== DATA TO USE
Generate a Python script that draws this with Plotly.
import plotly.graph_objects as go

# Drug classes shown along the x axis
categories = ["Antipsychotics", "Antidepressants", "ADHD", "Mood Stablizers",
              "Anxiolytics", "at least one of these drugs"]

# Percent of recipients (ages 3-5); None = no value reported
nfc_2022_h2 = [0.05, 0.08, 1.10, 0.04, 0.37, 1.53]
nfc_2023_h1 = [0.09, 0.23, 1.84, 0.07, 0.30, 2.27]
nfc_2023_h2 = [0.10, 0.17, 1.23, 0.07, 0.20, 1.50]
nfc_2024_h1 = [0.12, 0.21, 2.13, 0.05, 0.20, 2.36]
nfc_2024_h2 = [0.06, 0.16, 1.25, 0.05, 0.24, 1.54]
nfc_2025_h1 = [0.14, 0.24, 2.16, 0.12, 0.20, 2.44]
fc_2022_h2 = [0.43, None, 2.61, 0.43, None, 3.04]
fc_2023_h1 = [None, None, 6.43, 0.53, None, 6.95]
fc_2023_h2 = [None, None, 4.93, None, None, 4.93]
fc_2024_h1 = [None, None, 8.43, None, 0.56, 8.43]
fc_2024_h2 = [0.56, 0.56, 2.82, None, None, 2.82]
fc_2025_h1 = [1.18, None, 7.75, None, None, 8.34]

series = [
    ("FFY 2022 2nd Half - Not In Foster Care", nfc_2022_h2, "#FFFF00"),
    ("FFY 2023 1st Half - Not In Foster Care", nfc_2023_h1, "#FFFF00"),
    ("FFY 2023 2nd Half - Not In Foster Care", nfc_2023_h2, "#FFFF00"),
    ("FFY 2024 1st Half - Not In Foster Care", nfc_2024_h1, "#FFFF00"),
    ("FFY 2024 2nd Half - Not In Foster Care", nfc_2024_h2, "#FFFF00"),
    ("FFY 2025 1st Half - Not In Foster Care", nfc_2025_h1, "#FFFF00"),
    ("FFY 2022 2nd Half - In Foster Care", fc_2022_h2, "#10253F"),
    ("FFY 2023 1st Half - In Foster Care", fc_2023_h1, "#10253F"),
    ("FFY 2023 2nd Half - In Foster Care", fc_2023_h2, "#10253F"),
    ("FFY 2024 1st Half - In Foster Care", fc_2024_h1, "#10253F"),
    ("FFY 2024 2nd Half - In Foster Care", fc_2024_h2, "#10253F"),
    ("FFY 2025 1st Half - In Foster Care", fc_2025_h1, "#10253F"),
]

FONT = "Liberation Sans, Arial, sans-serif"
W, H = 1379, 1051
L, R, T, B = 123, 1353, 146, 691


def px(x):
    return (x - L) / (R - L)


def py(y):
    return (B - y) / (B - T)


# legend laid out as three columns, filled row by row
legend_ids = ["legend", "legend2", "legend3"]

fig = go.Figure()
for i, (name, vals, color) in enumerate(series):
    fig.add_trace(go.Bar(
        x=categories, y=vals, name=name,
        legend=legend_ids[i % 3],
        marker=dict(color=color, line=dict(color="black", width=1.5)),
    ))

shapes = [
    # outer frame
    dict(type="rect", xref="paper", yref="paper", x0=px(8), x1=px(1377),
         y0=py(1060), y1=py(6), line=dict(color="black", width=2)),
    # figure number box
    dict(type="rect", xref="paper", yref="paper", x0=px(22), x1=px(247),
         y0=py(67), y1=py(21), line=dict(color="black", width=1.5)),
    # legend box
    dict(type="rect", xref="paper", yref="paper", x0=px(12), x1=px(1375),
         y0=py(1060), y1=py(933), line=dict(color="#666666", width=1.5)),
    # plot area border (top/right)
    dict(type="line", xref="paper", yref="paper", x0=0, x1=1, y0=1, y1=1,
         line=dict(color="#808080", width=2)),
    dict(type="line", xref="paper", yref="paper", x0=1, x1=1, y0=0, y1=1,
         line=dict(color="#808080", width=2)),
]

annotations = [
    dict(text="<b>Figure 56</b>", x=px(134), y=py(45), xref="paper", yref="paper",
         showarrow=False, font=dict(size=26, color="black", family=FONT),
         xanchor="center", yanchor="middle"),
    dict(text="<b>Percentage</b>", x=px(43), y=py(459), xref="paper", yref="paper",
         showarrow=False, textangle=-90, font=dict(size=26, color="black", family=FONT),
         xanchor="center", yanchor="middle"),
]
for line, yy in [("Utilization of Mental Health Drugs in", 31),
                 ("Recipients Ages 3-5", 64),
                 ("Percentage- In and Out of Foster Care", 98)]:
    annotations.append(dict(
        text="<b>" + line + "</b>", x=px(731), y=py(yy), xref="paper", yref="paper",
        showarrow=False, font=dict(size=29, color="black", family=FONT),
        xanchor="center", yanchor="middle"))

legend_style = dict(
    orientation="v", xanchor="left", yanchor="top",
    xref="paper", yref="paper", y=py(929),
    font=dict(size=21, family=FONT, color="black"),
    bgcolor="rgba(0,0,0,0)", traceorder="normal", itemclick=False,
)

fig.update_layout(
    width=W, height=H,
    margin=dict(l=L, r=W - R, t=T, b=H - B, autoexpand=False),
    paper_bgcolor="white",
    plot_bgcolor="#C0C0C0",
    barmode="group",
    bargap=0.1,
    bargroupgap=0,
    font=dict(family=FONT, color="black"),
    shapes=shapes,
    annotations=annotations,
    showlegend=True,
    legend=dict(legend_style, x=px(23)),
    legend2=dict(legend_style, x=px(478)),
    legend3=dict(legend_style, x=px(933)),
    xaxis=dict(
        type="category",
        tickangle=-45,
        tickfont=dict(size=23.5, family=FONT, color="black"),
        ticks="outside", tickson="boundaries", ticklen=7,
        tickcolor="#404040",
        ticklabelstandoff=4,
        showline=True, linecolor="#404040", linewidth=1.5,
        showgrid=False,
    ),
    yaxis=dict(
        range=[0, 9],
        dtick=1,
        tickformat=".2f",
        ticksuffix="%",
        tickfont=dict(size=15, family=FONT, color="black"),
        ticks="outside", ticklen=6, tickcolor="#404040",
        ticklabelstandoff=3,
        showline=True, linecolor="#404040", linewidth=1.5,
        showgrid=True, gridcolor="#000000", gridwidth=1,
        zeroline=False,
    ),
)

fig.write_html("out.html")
====
== DATA TO USE
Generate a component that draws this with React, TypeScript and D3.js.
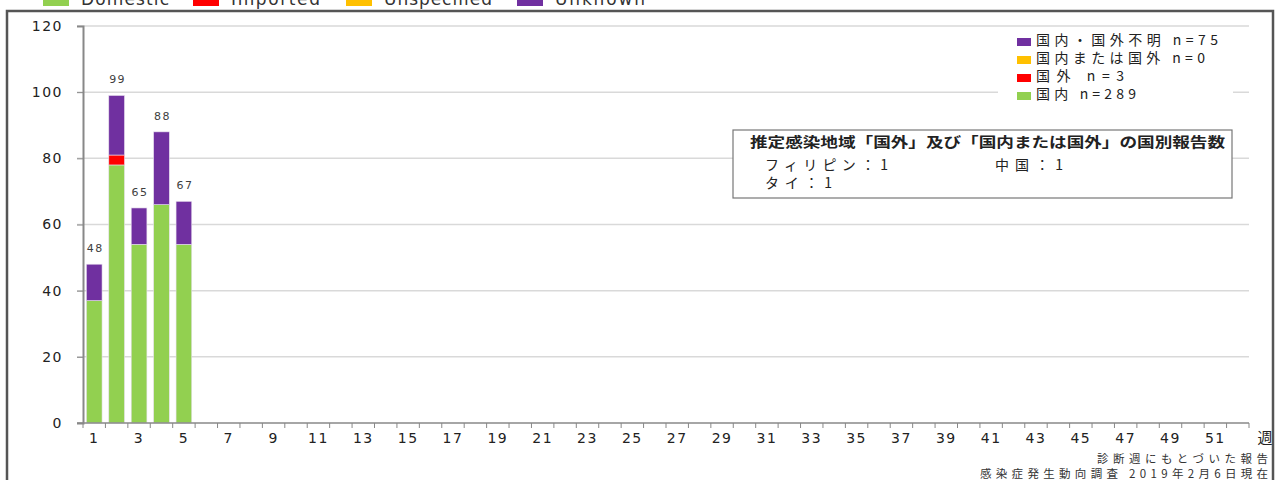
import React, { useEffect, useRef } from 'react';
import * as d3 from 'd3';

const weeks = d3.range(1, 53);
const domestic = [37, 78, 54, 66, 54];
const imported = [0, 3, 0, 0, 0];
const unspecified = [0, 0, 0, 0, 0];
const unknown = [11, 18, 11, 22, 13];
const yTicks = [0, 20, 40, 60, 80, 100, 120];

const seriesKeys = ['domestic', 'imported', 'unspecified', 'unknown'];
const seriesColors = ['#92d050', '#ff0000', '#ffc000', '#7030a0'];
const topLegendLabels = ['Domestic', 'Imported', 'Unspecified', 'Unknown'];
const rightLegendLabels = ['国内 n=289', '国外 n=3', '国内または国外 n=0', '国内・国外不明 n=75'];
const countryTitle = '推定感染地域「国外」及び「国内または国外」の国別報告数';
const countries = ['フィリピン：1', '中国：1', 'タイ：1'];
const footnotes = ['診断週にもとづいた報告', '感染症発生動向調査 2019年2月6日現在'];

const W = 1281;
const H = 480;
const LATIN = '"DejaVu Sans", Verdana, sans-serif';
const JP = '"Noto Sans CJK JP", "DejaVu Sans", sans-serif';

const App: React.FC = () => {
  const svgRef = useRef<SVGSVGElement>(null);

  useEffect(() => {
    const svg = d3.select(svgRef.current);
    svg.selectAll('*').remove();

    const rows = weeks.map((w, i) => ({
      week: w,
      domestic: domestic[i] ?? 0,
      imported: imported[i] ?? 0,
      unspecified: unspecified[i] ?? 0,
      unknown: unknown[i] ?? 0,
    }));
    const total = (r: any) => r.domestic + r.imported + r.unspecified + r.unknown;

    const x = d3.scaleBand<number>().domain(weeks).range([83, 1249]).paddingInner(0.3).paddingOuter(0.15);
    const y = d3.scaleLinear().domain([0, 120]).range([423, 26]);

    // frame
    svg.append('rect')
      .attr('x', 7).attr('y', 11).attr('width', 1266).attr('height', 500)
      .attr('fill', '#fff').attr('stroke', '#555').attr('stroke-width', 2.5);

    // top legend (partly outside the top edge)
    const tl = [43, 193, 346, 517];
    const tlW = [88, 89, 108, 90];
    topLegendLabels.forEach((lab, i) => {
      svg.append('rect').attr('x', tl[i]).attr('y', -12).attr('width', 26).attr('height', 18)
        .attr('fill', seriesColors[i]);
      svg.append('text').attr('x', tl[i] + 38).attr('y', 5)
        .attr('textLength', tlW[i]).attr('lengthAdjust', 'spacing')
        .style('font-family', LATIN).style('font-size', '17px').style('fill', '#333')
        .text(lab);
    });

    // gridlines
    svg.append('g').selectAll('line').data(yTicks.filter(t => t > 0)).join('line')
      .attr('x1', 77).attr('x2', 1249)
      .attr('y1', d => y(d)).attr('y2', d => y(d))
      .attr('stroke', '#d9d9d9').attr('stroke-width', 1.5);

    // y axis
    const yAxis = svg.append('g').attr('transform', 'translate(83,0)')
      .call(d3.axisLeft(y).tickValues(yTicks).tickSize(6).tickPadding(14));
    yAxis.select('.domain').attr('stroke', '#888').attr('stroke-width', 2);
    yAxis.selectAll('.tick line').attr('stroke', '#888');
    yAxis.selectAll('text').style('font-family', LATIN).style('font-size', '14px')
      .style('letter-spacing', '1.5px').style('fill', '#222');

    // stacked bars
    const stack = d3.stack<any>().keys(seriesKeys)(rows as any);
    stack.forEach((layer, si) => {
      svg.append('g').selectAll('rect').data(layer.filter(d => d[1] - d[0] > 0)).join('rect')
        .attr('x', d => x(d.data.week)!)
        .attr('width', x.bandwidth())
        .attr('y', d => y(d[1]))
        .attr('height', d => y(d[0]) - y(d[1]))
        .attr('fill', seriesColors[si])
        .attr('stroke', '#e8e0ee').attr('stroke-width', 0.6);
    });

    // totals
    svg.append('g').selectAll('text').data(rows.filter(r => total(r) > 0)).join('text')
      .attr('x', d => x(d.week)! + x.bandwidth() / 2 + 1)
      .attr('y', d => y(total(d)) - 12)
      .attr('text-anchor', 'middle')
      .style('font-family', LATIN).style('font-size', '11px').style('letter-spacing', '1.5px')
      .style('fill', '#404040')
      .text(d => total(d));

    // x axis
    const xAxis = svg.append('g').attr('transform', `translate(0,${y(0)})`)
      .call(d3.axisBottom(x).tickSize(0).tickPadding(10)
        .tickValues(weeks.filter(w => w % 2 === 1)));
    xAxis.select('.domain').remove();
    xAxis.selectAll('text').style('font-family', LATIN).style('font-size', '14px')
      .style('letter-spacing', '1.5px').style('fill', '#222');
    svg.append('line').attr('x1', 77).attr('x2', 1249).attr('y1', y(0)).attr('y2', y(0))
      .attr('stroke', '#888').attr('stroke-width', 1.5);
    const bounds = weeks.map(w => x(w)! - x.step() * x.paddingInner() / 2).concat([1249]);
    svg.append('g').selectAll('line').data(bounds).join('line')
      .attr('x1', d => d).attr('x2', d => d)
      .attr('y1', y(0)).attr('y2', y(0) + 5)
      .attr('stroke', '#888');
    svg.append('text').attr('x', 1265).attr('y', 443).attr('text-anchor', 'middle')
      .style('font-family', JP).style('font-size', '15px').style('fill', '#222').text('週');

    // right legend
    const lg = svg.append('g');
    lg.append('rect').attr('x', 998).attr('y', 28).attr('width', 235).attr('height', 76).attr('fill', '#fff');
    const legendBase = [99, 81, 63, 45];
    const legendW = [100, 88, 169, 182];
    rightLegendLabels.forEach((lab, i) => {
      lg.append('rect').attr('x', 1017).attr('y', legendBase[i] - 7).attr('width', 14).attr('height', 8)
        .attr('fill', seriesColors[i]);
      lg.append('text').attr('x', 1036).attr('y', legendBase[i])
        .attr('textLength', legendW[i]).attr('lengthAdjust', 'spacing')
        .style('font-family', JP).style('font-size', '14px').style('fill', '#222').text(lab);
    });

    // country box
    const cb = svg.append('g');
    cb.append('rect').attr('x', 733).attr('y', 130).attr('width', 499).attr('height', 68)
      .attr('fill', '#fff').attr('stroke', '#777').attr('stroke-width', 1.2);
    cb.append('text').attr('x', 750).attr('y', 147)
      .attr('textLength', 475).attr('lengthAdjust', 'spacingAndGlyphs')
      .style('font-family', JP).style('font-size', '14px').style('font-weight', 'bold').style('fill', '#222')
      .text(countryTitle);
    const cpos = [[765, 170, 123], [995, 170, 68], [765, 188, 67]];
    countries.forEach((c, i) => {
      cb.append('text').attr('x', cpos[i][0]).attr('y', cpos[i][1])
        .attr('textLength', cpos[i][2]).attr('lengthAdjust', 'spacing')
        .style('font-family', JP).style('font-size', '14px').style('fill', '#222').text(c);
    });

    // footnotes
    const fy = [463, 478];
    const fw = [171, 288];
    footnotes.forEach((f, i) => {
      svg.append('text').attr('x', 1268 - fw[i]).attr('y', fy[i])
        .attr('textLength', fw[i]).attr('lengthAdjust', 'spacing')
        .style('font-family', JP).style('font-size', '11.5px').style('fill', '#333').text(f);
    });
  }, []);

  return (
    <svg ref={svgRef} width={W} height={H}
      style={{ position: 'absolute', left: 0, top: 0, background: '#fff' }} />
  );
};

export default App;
====
Print only the run of lines that begins with the line containing "Generate a Python" and ends with the line containing "least one of", both included, exactly as they read.

SOLUTION FOR THIS EXERCISE:
Generate a Python script that draws this with Plotly.
import plotly.graph_objects as go

# Drug classes shown along the x axis
categories = ["Antipsychotics", "Antidepressants", "ADHD", "Mood Stablizers",
              "Anxiolytics", "at least one of these drugs"]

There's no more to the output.